The AIght Score
The one number on this site that matters.
Every tool in the archive carries a single 0–100 score. It’s the average of five axes I rate by hand, after spending real time with the tool. No algorithm. No vendor input. No paid placements.
The score isn’t generated. There’s no API call behind it. I pick five axes that have stayed the same since the archive started — utility, privacy, speed, cost, transparency — and I write a number on each one after I’ve used the tool enough to mean it.
Some tools sit in the archive for weeks before they get a score. That’s on purpose. A number this small needs to carry weight, so I’d rather show scoring in review than publish a guess.
When a tool changes — new pricing, new privacy posture, a model swap — the score moves with it. The last-updated date on each tool page is the last day I sat with it.
The five axes
Each 0–100. The published score is the mean.
Utility
Does it actually do the thing it claims, well enough that you'd choose it over the alternative?
What it’s asking
Real, repeatable usefulness on the job it's marketed for. Demos that survive contact with messy inputs.
Red flags
- Polished landing page, broken in week-two use
- Works on the demo prompt, fails on yours
- Requires a specific prompt incantation to behave
Privacy
What happens to your data once it's in the box?
What it’s asking
Clear policy on training, retention, residency, deletion. EU options when relevant. Self-host as a bonus.
Red flags
- Defaults to training on your prompts unless you opt out
- Buried retention terms or none at all
- Vague "we may share with partners" clauses
Speed
How long do you actually wait for a useful output, in a realistic session?
What it’s asking
Time-to-first-useful-result. Latency at common context lengths. Streaming where it matters.
Red flags
- Headline benchmarks measured on toy prompts
- Hidden queue times under load
- "Fast" tier locked behind enterprise pricing
Cost
What does it really cost in a normal month, including the things they don't put on the pricing page?
What it’s asking
Honest monthly spend for a representative workload. Overages, throughput caps, paywall cliffs disclosed.
Red flags
- Free tier that resets daily, not monthly
- Token pricing with no visible usage meter
- Surprise per-seat minimums on the upgrade path
Transparency
How honest is the team about what the tool can and can't do?
What it’s asking
Public changelogs. Acknowledged failure modes. Real model names, not marketing names. Open weights or open source where claimed.
Red flags
- Model identity hidden behind a custom brand name
- Quiet feature removals
- Marketing speed numbers that don't match the docs
What the bands mean
Plain English for the headline number.
I keep coming back to this without thinking about it. The reason to use it outweighs the cost of switching to anything else.

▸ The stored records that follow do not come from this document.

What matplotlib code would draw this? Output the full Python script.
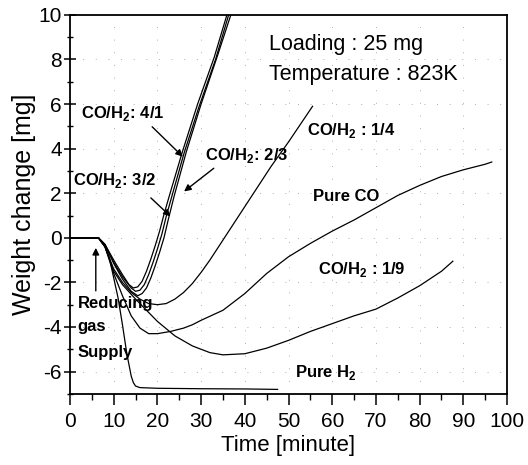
import numpy as np
import matplotlib
matplotlib.use("Agg")
import matplotlib.pyplot as plt

plt.rcParams['font.family'] = ['Liberation Sans', 'DejaVu Sans']
plt.rcParams['mathtext.fontset'] = 'custom'
plt.rcParams['mathtext.rm'] = 'Liberation Sans'
plt.rcParams['mathtext.bf'] = 'Liberation Sans:bold'
plt.rcParams['axes.unicode_minus'] = False

# --- data (time [min], weight change [mg]) ---
t_41 = [0, 6.5, 8, 10, 12, 13.5, 14.5, 15.5, 16.5, 17.5, 18.5, 19.5, 20.5, 21.5, 22.9, 25.7, 29.2, 33.0, 35.9, 37.5]
w_41 = [0, 0, -0.3, -1.0, -1.65, -2.1, -2.25, -2.2, -1.95, -1.5, -0.95, -0.35, 0.3, 1.05, 2.0, 3.85, 6.0, 8.1, 10, 11]

t_32 = [0, 6.5, 8, 10, 12, 14, 15, 16, 17, 18, 19, 20, 21, 22, 23.4, 26.1, 29.5, 33.3, 36.3, 38]
w_32 = [0, 0, -0.3, -1.1, -1.75, -2.25, -2.4, -2.35, -2.1, -1.65, -1.1, -0.5, 0.15, 0.95, 1.93, 3.8, 5.87, 8.0, 10, 11]

t_23 = [0, 6.5, 8, 10, 12, 14, 15.5, 16.5, 17.5, 18.5, 19.5, 20.5, 21.5, 22.4, 23.8, 26.6, 30.0, 33.8, 36.8, 38.5]
w_23 = [0, 0, -0.3, -1.15, -1.85, -2.4, -2.6, -2.5, -2.25, -1.8, -1.25, -0.65, 0.0, 0.75, 1.85, 3.85, 6.0, 8.2, 10, 11]

t_14 = [0, 6.5, 8, 10, 12, 14, 16, 18, 20, 22, 24, 26, 28, 30, 32, 34, 36, 38, 42, 46, 50, 55.5]
w_14 = [0, 0, -0.4, -1.4, -2.0, -2.45, -2.75, -2.95, -3.0, -2.95, -2.75, -2.45, -2.05, -1.55, -1.0, -0.4, 0.2, 0.8, 2.0, 3.2, 4.3, 5.9]

t_co = [0, 6.5, 8, 10, 12, 14, 16, 18, 20, 23, 26, 28, 30, 35, 40, 45, 50, 55, 60, 65, 70, 75, 80, 85, 90, 95, 96.5]
w_co = [0, 0, -0.4, -1.6, -2.6, -3.5, -4.05, -4.3, -4.3, -4.2, -4.05, -3.9, -3.7, -3.25, -2.5, -1.6, -0.85, -0.25, 0.3, 0.8, 1.35, 1.9, 2.35, 2.75, 3.05, 3.3, 3.4]

t_19 = [0, 6.5, 8, 10, 12, 15, 18, 20, 24, 28, 32, 35, 40, 45, 50, 55, 60, 65, 70, 75, 80, 85, 87.6]
w_19 = [0, 0, -0.4, -1.5, -2.1, -2.75, -3.35, -3.75, -4.4, -4.85, -5.15, -5.25, -5.2, -4.95, -4.6, -4.2, -3.85, -3.5, -3.2, -2.7, -2.15, -1.5, -1.05]

t_h2 = [0, 6.5, 8, 9, 10, 11, 12, 13, 14, 14.5, 15, 16, 20, 30, 40, 47.5]
w_h2 = [0, 0, -0.4, -0.9, -1.8, -2.7, -3.9, -5.2, -6.2, -6.5, -6.65, -6.72, -6.75, -6.77, -6.78, -6.8]

series = [(t_41, w_41), (t_32, w_32), (t_23, w_23), (t_14, w_14),
          (t_co, w_co), (t_19, w_19), (t_h2, w_h2)]

fig = plt.figure(figsize=(5.28, 4.65), dpi=100)
ax = fig.add_axes([0.1326, 0.153, 0.8277, 0.815])

for t, w in series:
    ax.plot(t, w, color='black', lw=0.9)

ax.set_xlim(0, 100)
ax.set_ylim(-7, 10)
ax.set_xticks(np.arange(0, 101, 10))
ax.set_xticks(np.arange(5, 100, 10), minor=True)
ax.set_yticks(np.arange(-6, 11, 2))
ax.set_yticks(np.arange(-7, 10, 2), minor=True)
ax.tick_params(axis='x', which='major', direction='out', length=8, width=1.1, labelsize=15, pad=5)
ax.tick_params(axis='x', which='minor', direction='out', length=4, width=1.0)
ax.tick_params(axis='y', which='major', direction='inout', length=8, width=1.1, labelsize=15, pad=2)
ax.tick_params(axis='y', which='minor', direction='inout', length=4, width=1.0)
for s in ax.spines.values():
    s.set_linewidth(1.3)
ax.grid(True, which='major', color='#b0b0b0', lw=0.7, linestyle=(0, (1, 12)))

ax.set_xlabel('Time [minute]', fontsize=16, labelpad=3)
ax.set_ylabel('Weight change [mg]', fontsize=18, labelpad=2)

bold = dict(fontsize=12, fontweight='bold', va='baseline', ha='left')
ax.text(2.5, 5.36, r'CO/H$_\mathbf{2}$: 4/1', **bold)
ax.text(0.75, 2.38, r'CO/H$_\mathbf{2}$: 3/2', **bold)
ax.text(31, 3.5, r'CO/H$_\mathbf{2}$: 2/3', **bold)
ax.text(54.2, 4.61, r'CO/H$_\mathbf{2}$ : 1/4', **bold)
ax.text(55.7, 1.63, 'Pure CO', **bold)
ax.text(56.8, -1.64, r'CO/H$_\mathbf{2}$ : 1/9', **bold)
ax.text(51.4, -6.24, r'Pure H$_\mathbf{2}$', **bold)
ax.text(1.7, -3.13, 'Reducing', **bold)
ax.text(1.7, -4.17, 'gas', **bold)
ax.text(1.7, -5.36, 'Supply', **bold)

ax.text(45.5, 8.41, 'Loading : 25 mg', fontsize=15.5, va='baseline')
ax.text(45.5, 7.07, 'Temperature : 823K', fontsize=15.5, va='baseline')

arrow = dict(arrowstyle='-|>', color='black', lw=1.0, mutation_scale=10, shrinkA=0, shrinkB=0)
ax.annotate('', xy=(25.8, 3.64), xytext=(18.8, 4.98), arrowprops=arrow)
ax.annotate('', xy=(26.1, 2.08), xytext=(32.9, 3.12), arrowprops=arrow)
ax.annotate('', xy=(23.0, 0.96), xytext=(18.5, 1.79), arrowprops=arrow)
ax.annotate('', xy=(5.9, -0.45), xytext=(5.9, -2.38), arrowprops=arrow)

fig.savefig('out.png', dpi=100)
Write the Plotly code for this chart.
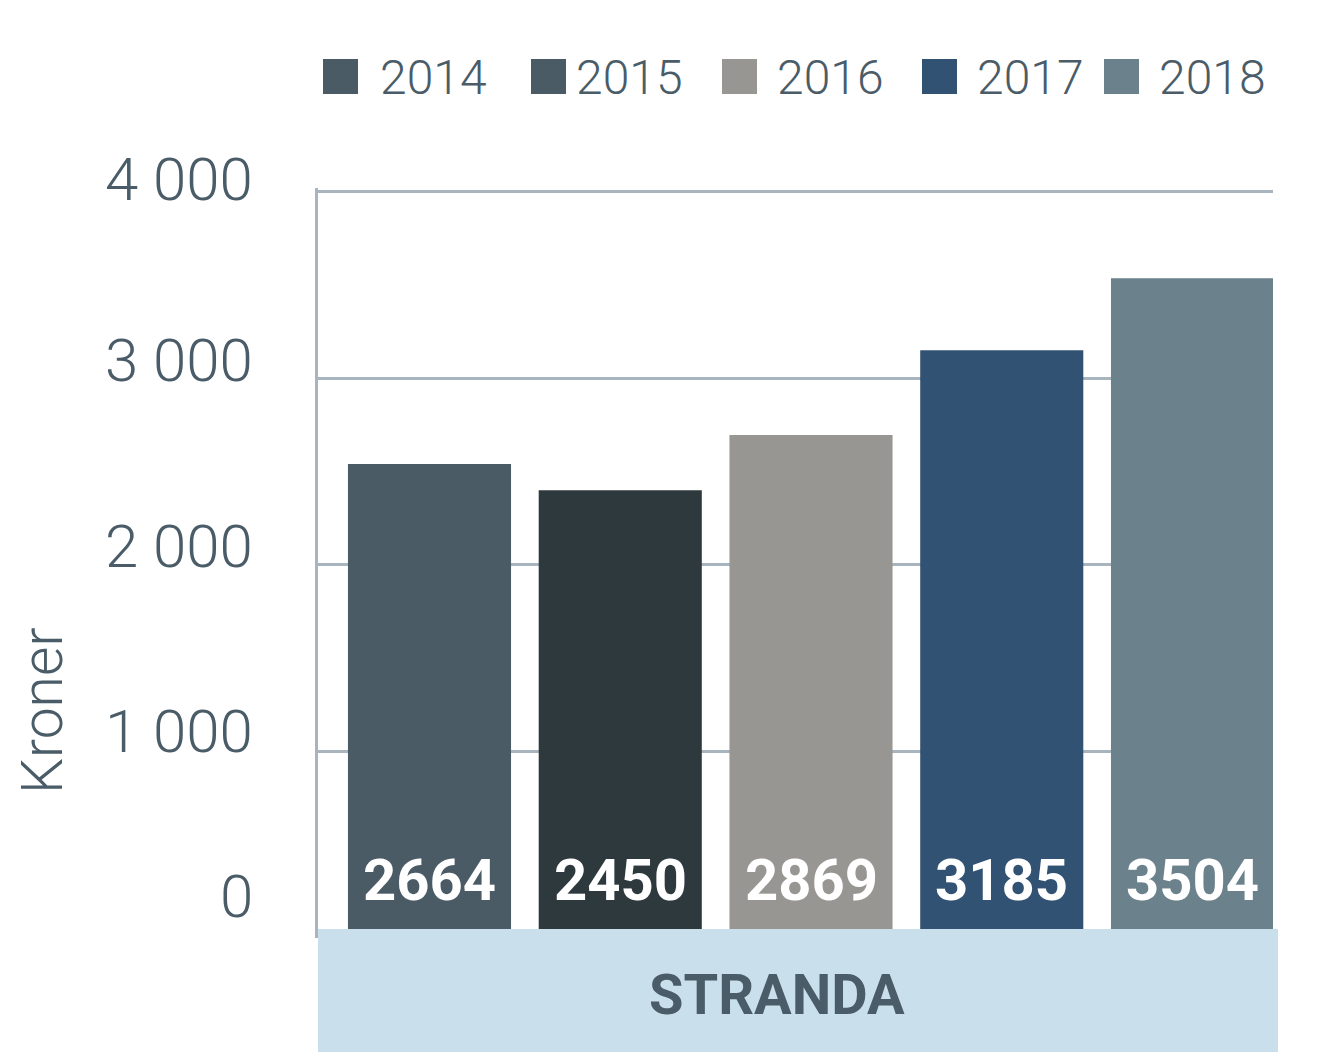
import plotly.graph_objects as go

years = [2014, 2015, 2016, 2017, 2018]
# bar heights as they are drawn against the y axis
bar_heights = [2540, 2400, 2695, 3150, 3535]
# numbers printed inside the bars
bar_labels = ['2664', '2450', '2869', '3185', '3504']
bar_colors = ['#4b5b66', '#2e393e', '#979692', '#325274', '#6b818c']
legend_colors = ['#4b5b66', '#4b5b66', '#979692', '#325274', '#6b818c']
tick_vals = [0, 1000, 2000, 3000, 4000]
tick_text = ['0', '1 000', '2 000', '3 000', '4 000']
category = 'STRANDA'
axis_title = 'Kroner'

TXT = '#4a5c68'
GRID = '#a8b5be'
FONT = 'Roboto'

# plot area on the page in pixels: x 318..1273, y 188..938
# (page has an 8px body margin, so the figure margins are 8px smaller)
def px(x):
    return (x - 318) / 955

def py(y):
    return (938 - y) / 750


fig = go.Figure()
fig.add_trace(go.Bar(x=years, y=bar_heights, marker_color=bar_colors,
                     marker_line_width=0, width=0.855, showlegend=False,
                     hoverinfo='skip'))

fig.update_layout(width=1326, height=1052,
                  margin=dict(l=310, r=61, t=180, b=122),
                  plot_bgcolor='white', paper_bgcolor='white',
                  font=dict(family=FONT, color=TXT))

fig.update_xaxes(range=[2013.4155, 2018.422], showgrid=False, zeroline=False,
                 showticklabels=False, ticks='')
fig.update_yaxes(range=[0, 4019], tickvals=tick_vals, showticklabels=False,
                 showgrid=True, gridcolor=GRID, gridwidth=3, zeroline=False,
                 showline=True, linecolor=GRID, linewidth=3, ticks='')

# band with category name under the bars
fig.add_shape(type='rect', xref='paper', yref='paper',
              x0=0, x1=px(1278), y0=py(1070), y1=py(929),
              fillcolor='#c9dfec', line_width=0, layer='above')
fig.add_annotation(text=category, xref='paper', yref='paper',
                   x=px(777), y=py(995), xanchor='center', yanchor='middle',
                   showarrow=False,
                   font=dict(size=56, weight='bold', color=TXT))

# y tick labels (sit a bit above their grid lines, the 0 more so)
label_lift = {0: 42, 1000: 20, 2000: 18, 3000: 18, 4000: 12}
for v, t in zip(tick_vals, tick_text):
    fig.add_annotation(text=t, xref='paper', yref='y', x=0, y=v,
                       xanchor='right', yanchor='middle', xshift=-63,
                       yshift=label_lift[v], showarrow=False,
                       font=dict(size=60, weight=300, color=TXT))

fig.add_annotation(text=axis_title, xref='paper', yref='paper',
                   x=px(42), y=py(711), xanchor='center', yanchor='middle',
                   textangle=-90, showarrow=False,
                   font=dict(size=57, weight=300, color=TXT))

# value labels at the foot of each bar
for yr, lab in zip(years, bar_labels):
    fig.add_annotation(text=lab, x=yr, y=0, yshift=58, showarrow=False,
                       yanchor='middle',
                       font=dict(size=58, weight='bold', color='white'))

# legend drawn by hand so the swatches can be big
sq_left = [323, 531, 722, 922, 1104]
txt_left = [378, 574, 775, 975, 1157]
for yr, col, sx, tx in zip(years, legend_colors, sq_left, txt_left):
    fig.add_shape(type='rect', xref='paper', yref='paper',
                  x0=px(sx), x1=px(sx + 35), y0=py(94), y1=py(59),
                  fillcolor=col, line_width=0)
    fig.add_annotation(text=str(yr), xref='paper', yref='paper',
                       x=px(tx), y=py(77), xanchor='left', yanchor='middle',
                       showarrow=False,
                       font=dict(size=48, weight=300, color=TXT))

fig.write_html('out.html')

Strong on most axes, real weaknesses on one. Worth your time if the weaknesses don't hit your specific case.
A serious answer for a narrow problem. Wrong tool for most people; right tool for some.
There's something fundamentally awkward about it. Use it because the alternative is worse, not because it's good.
Listed in the archive only so I can explain why I don't recommend it.
The score is an opinion, slowly formed. If you disagree, that’s the point — disagree with a person, not a vendor’s landing page.